After the orientation meeting on my first day at the Rhode Island Coalition for the Homeless, my head was reeling with statistics about homelessness in Rhode Island, potential projects, new names, too many acronyms, and a new favorite quote: “Take your work seriously, not yourself.”
I love this phrase because it exemplifies the belief in balancing stewardship, self care, and difficult work--a belief that permeates everything at the Rhode Island Coalition for the Homeless. The Coalition maintains that even if you’re doing serious work, it’s still okay--even necessary--to have fun.
The quote also helps me understand my role in projects. The Coalition works as a support system for many member agencies. The projects the Coalition takes on are serious; they deal with people’s real lives and livelihoods. The Coalition staff cannot just hear their own voices, as many of them have not experienced homelessness, but must listen to the voices of those who are and were homeless.

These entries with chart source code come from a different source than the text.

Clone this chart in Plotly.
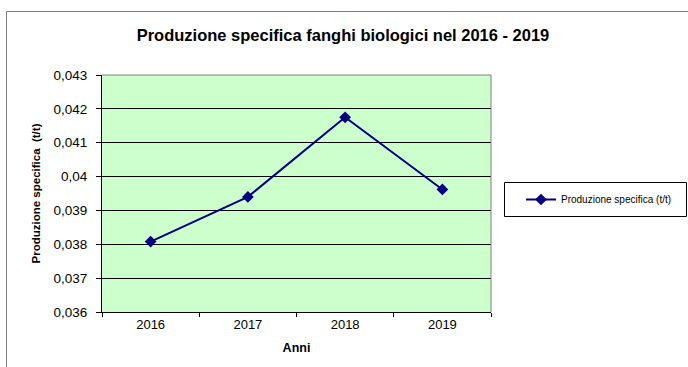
import plotly.graph_objects as go

# Data
anni = ["2016", "2017", "2018", "2019"]
produzione_specifica = [0.03808, 0.03940, 0.04175, 0.03962]
serie_nome = "Produzione specifica (t/t)"
titolo = "Produzione specifica fanghi biologici nel 2016 - 2019"

W, H = 688, 367
L, R, T, B = 102, 197, 75, 55
pw, ph = W - L - R, H - T - B
FONT = "Liberation Sans, Arial, sans-serif"
NAVY = "#000080"


def px_x(px):
    return (px - L) / pw


def px_y(py):
    return (H - B - py) / ph


fig = go.Figure()
fig.add_trace(go.Scatter(
    x=anni, y=produzione_specifica, name=serie_nome, mode="lines+markers",
    line=dict(color=NAVY, width=2),
    marker=dict(symbol="diamond", size=9, color=NAVY),
))

shapes = [
    # plot-area frame (top and right edges)
    dict(type="line", xref="paper", yref="paper", x0=0, x1=1, y0=1, y1=1,
         line=dict(color="#808080", width=1)),
    dict(type="line", xref="paper", yref="paper", x0=1, x1=1, y0=0, y1=1,
         line=dict(color="#808080", width=1)),
    # chart-area border
    dict(type="line", xref="paper", yref="paper", x0=px_x(6.5), x1=px_x(W + 5),
         y0=px_y(11.5), y1=px_y(11.5), line=dict(color="#808080", width=1)),
    dict(type="line", xref="paper", yref="paper", x0=px_x(6.5), x1=px_x(6.5),
         y0=px_y(11.5), y1=px_y(H + 5), line=dict(color="#808080", width=1)),
    # legend box
    dict(type="rect", xref="paper", yref="paper", x0=px_x(504.5), x1=px_x(686.5),
         y0=px_y(216.5), y1=px_y(182.5), line=dict(color="black", width=1)),
]

fig.update_layout(
    width=W, height=H,
    margin=dict(l=L, r=R, t=T, b=B, pad=0, autoexpand=False),
    paper_bgcolor="white", plot_bgcolor="#CCFFCC",
    separators=",.",
    font=dict(family=FONT, size=13, color="black"),
    title=dict(text="<b>" + titolo + "</b>", font=dict(size=16.5, family=FONT),
               x=px_x(343), xref="paper", xanchor="center",
               y=1 - 35 / H, yanchor="middle"),
    showlegend=True,
    legend=dict(x=px_x(521), y=px_y(199.5), xanchor="left", yanchor="middle",
                bgcolor="rgba(0,0,0,0)", borderwidth=0,
                font=dict(size=10, family=FONT), itemwidth=30),
    shapes=shapes,
)

fig.update_xaxes(
    type="category", range=[-0.5, 3.5], tickson="boundaries",
    showline=True, linecolor="black", linewidth=1,
    ticks="outside", ticklen=4, tickcolor="black",
    showgrid=False, zeroline=False,
    tickfont=dict(size=13),
    title=dict(text="<b>Anni</b>", font=dict(size=12.5), standoff=12),
)
fig.update_yaxes(
    range=[0.036, 0.043], dtick=0.001, tick0=0.036,
    showline=True, linecolor="black", linewidth=1,
    ticks="outside", ticklen=5, tickcolor="black",
    showgrid=True, gridcolor="black", gridwidth=1, zeroline=False,
    tickfont=dict(size=13.5), ticklabelstandoff=6,
    title=dict(text="<b>Produzione specifica  (t/t)</b>", font=dict(size=11.5), standoff=10),
)

fig.write_html("out.html")
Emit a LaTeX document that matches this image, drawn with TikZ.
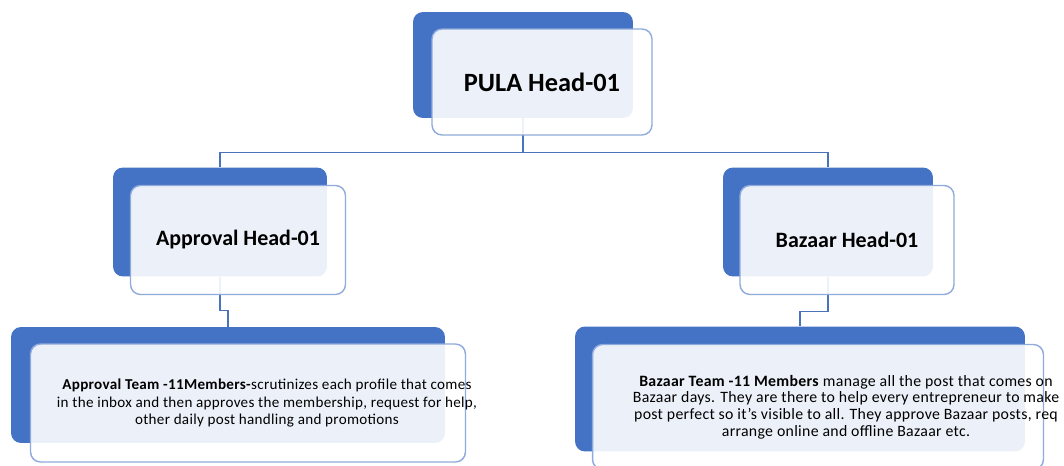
\documentclass[tikz,border=0pt]{standalone}
\usepackage{fontspec}
\setmainfont{Carlito}
\usetikzlibrary{positioning}

\definecolor{orgblue}{HTML}{4472C4}
\definecolor{orgedge}{HTML}{8FAADC}
\definecolor{orgline}{HTML}{4A73BE}

\begin{document}
\begin{tikzpicture}[x=0.02cm,y=-0.02cm]
  \tikzset{
    backbox/.style={
      fill=orgblue,
      rounded corners=0.2cm,
      inner sep=0pt,
    },
    frontbox/.style={
      draw=orgedge,
      line width=0.8pt,
      fill=white,
      fill opacity=0.9,
      text opacity=1,
      rounded corners=0.2cm,
      inner sep=0pt,
      on grid,
    },
    headtext/.style={font=\bfseries\fontsize{12.5}{15}\selectfont},
    teamtext/.style={align=center, inner sep=0pt, on grid,
      font=\fontsize{8.6}{10.2}\selectfont\addfontfeature{LetterSpace=2}},
    link/.style={draw=orgline, line width=0.7pt},
  }
  \useasboundingbox (0,0) rectangle (1064,466);

  % blue back plates
  \node[backbox, minimum width=4.4cm, minimum height=2.12cm] (pula) at (523,65) {};
  \node[backbox, minimum width=4.28cm, minimum height=2.18cm] (aphead) at (220,222) {};
  \node[backbox, minimum width=4.2cm, minimum height=2.18cm] (bzhead) at (828,222) {};
  \node[backbox, minimum width=8.68cm, minimum height=2.32cm] (apteam) at (228,385) {};
  \node[backbox, minimum width=9cm, minimum height=2.5cm] (bzteam) at (800,389) {};

  % connectors
  \coordinate (hub) at ([yshift=-0.68cm]pula.south);
  \draw[link] (pula.south) -- (hub);
  \draw[link] (hub) -| (aphead.north);
  \draw[link] (hub) -| (bzhead.north);
  \draw[link] (aphead.south) -- ++(0,34) -| (apteam.north);
  \draw[link] (bzhead.south) -- ++(0,35) -| (bzteam.north);

  % light front cards
  \node[frontbox, headtext, minimum width=4.4cm, minimum height=2.12cm,
    below right=0.34cm and 0.38cm of pula] (pulafront) {\fontsize{15}{18}\selectfont PULA Head-01};
  \node[frontbox, headtext, minimum width=4.3cm, minimum height=2.18cm,
    below right=0.36cm and 0.36cm of aphead] (apheadfront) {Approval Head-01};
  \node[frontbox, headtext, minimum width=4.28cm, minimum height=2.18cm,
    below right=0.36cm and 0.38cm of bzhead] (bzheadfront) {Bazaar Head-01};
  \node[frontbox, minimum width=8.7cm, minimum height=2.36cm,
    below right=0.36cm and 0.4cm of apteam] (apteamfront) {};
  \node[frontbox, minimum width=9.02cm, minimum height=2.5cm,
    below right=0.36cm and 0.36cm of bzteam] (bzteamfront) {};

  \node[teamtext, right=0.38cm of apteamfront] (apteamtext)
    {\textbf{Approval Team -11Members-}scrutinizes each profile that comes\\
     in the inbox and then approves the membership, request for help,\\
     other daily post handling and promotions};
  \node[teamtext, font=\fontsize{9}{9.5}\selectfont\addfontfeature{LetterSpace=2},
    right=0.56cm of bzteamfront] (bzteamtext)
    {\textbf{Bazaar Team -11 Members} manage all the post that comes on\\
     Bazaar days. They are there to help every entrepreneur to make\\
     post perfect so it's visible to all. They approve Bazaar posts, req\\
     arrange online and offline Bazaar etc.};
\end{tikzpicture}
\end{document}
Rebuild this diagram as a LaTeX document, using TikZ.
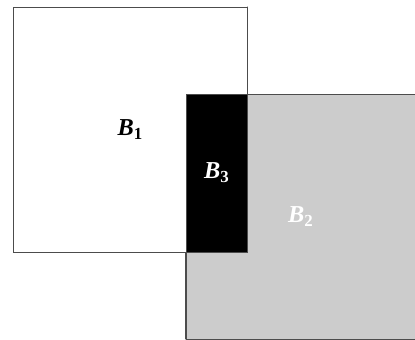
\documentclass[tikz,border=0pt]{standalone}
\usepackage{fontspec}
\setmainfont{Liberation Serif}
\usepackage{xcolor}
\usepackage{tikz}

% bold italic letter with a lowered bold digit
\newcommand{\blk}[1]{\textbf{\textit{B}}\raisebox{-0.35ex}{\large\bfseries #1}}

\begin{document}
\begin{tikzpicture}[
  x=0.025cm, y=0.025cm,
  % overlapping blocks
  box/.style={rectangle, draw=black!70, line width=0.6pt, fill=#1,
              inner sep=0pt, font=\LARGE},
]
\useasboundingbox (0,0) rectangle (415,340);

%% ── B1: white block, upper left ─────────────────────────────
\node[box=white, minimum width=5.85cm, minimum height=6.125cm] (b1)
      at (130, 210.5) {\blk{1}};

%% ── B2: grey block, lower right ─────────────────────────────
\node[box=black!20, minimum width=5.725cm, minimum height=6.125cm,
      text=white] (b2)
      at (300.5, 123.5) {\blk{2}};

%% ── B3: overlap of the two ──────────────────────────────────
\node[box=black, minimum width=1.525cm, minimum height=3.95cm,
      text=white] (b3)
      at (216.5, 167) {\blk{3}};
\draw[black!70, line width=0.6pt] (b3.north east) -- (b1.north east);
\draw[black!70, line width=0.6pt] (b3.south west) -- (b2.south west);

\end{tikzpicture}
\end{document}
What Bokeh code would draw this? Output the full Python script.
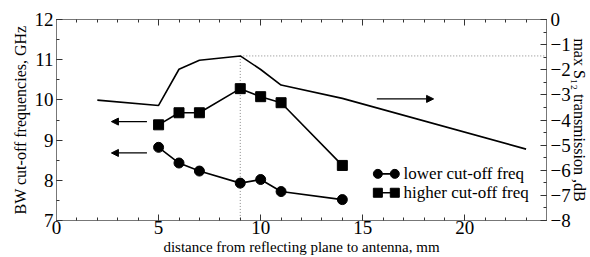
from bokeh.plotting import figure
from bokeh.models import (Range1d, LinearAxis, SingleIntervalTicker, Arrow, NormalHead)
from bokeh.core.properties import value
from bokeh.embed import file_html
from bokeh.resources import INLINE

# ---- data ----
x_pts = [5, 6, 7, 9, 10, 11, 14]
lower_cutoff = [8.82, 8.43, 8.23, 7.93, 8.02, 7.72, 7.52]
higher_cutoff = [9.38, 9.68, 9.68, 10.28, 10.08, 9.93, 8.37]
s12_x = [2, 5, 6, 7, 9, 10, 11, 14, 23]
s12_db = [-3.21, -3.42, -1.98, -1.62, -1.45, -1.99, -2.61, -3.14, -5.16]
legend_labels = ["lower cut-off freq", "higher cut-off freq"]
x_ticks = [0, 5, 10, 15, 20]

FONT = "Liberation Serif"

p = figure(width=590, height=257, output_backend="svg", toolbar_location=None,
           x_range=Range1d(0, 24), y_range=Range1d(7, 12),
           min_border_left=56, min_border_right=43, min_border_top=19, min_border_bottom=36)
p.extra_y_ranges = {"s12": Range1d(-8, 0)}
p.grid.visible = False
p.outline_line_color = "#777777"
p.background_fill_color = "white"
p.border_fill_color = "white"

def style(ax):
    ax.axis_line_color = "#777777"
    ax.major_tick_line_color = "#333333"
    ax.minor_tick_line_color = "#333333"
    ax.major_tick_in = 6
    ax.major_tick_out = 0
    ax.minor_tick_in = 3
    ax.minor_tick_out = 0
    ax.major_label_text_font = FONT
    ax.major_label_text_font_size = "19px"
    ax.major_label_text_color = "black"
    ax.axis_label_text_font = FONT
    ax.axis_label_text_font_size = "16px"
    ax.axis_label_text_font_style = "normal"
    ax.axis_label_text_color = "black"

xb = p.xaxis[0]
xb.ticker = SingleIntervalTicker(interval=5, num_minor_ticks=5)
xb.axis_label = "distance from reflecting plane to antenna, mm"
style(xb)
xb.axis_label_text_font_size = "15px"
xb.major_label_standoff = 0
xb.axis_label_standoff = 2

yl = p.yaxis[0]
yl.ticker = SingleIntervalTicker(interval=1, num_minor_ticks=2)
yl.axis_label = "BW cut-off frequencies, GHz"
style(yl)
yl.major_label_standoff = 3
yl.axis_label_standoff = 3

yr = LinearAxis(y_range_name="s12", ticker=SingleIntervalTicker(interval=1, num_minor_ticks=2),
                axis_label="max S\u2081\u2082 transmission ,dB")
style(yr)
yr.major_label_standoff = 4
yr.axis_label_standoff = -3
p.add_layout(yr, "right")

xt = LinearAxis(ticker=SingleIntervalTicker(interval=5, num_minor_ticks=5))
style(xt)
xt.major_label_overrides = {t: "" for t in x_ticks}
xt.major_label_text_font_size = "1px"
xt.major_label_standoff = 0
p.add_layout(xt, "above")

# dotted guides at the S12 maximum
imax = s12_db.index(max(s12_db))
p.line([s12_x[imax], 24], [s12_db[imax], s12_db[imax]], y_range_name="s12",
       line_color="#888888", line_dash="1 2", line_width=1)
p.line([s12_x[imax], s12_x[imax]], [s12_db[imax], -8], y_range_name="s12",
       line_color="#888888", line_dash="1 2", line_width=1)

# S12 curve
p.line(s12_x, s12_db, y_range_name="s12", line_color="black", line_width=1.6)

# cut-off curves
p.line(x_pts, lower_cutoff, line_color="black", line_width=1.6)
p.scatter(x_pts, lower_cutoff, marker="circle", size=10, fill_color="black", line_color="black")
p.line(x_pts, higher_cutoff, line_color="black", line_width=1.6)
p.scatter(x_pts, higher_cutoff, marker="square", size=10, fill_color="black", line_color="black")

# arrows
def arrow(x0, x1, y, rng="default"):
    p.add_layout(Arrow(end=NormalHead(size=7, fill_color="black", line_color="black"),
                       x_start=x0, x_end=x1, y_start=y, y_end=y, y_range_name=rng,
                       line_color="black", line_width=1.3))

arrow(4.43, 2.69, 9.46)
arrow(4.43, 2.69, 8.68)
arrow(15.69, 18.47, -3.16, "s12")

# custom legend
leg_x = [15.74, 16.57]
leg_y = [8.16, 7.69]
for mk, yy, lab in zip(["circle", "square"], leg_y, legend_labels):
    p.line(leg_x, [yy, yy], line_color="black", line_width=1.6)
    p.scatter(leg_x, [yy, yy], marker=mk, size=9, fill_color="black", line_color="black")
    p.text([17.0], [yy], text=[lab], text_font=value(FONT), text_font_size="17px",
           text_baseline="middle", text_align="left", text_color="black")

open("out.html", "w").write(file_html(p, INLINE))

During this past legislative session, the Rhode Island Coalition for the Homeless worked tirelessly to pass a bill to establish standards for homeless shelters in Rhode Island. The idea and foundational work for this bill came from the Rhode Island Homeless Advocacy Project (RIHAP), a group of homeless and formerly homeless people who gather community concerns and advocate for themselves. The Coalition, with its extensive resources, listened to the need RIHAP presented and supported them to see this bill through.
During my first month with the Coalition, I was able to go to the Rhode Island State House to advocate for this bill. The flyers we passed out featured a picture of a dog and a child with the phrase: “Only one of these two can stay in a shelter and be protected by rigorous state living standards. It’s not the toddler.”
We lobbied Representatives and Senators. The tongue-in-cheek flyer addressed a serious problem, but didn’t take itself too seriously. Coupled with the dedicated work of our Policy Director, the rest of the staff at the Coalition, and all the members of RIHAP, it worked. At the end of the session, the bill passed through the Senate. A committee is now being established to set shelter standards.
If we at the Coalition don’t listen to our constituents, the results of our work won’t be helpful or effective. This summer I’ve learned that I must take the work I’m doing as an individual seriously, realizing my voice is only one of many that should be taken into account.
Non-profit work is complicated. It’s easy to go astray. But my summer at the Rhode Island Coalition for the Homeless has reminded me to stop, breathe--and really listen.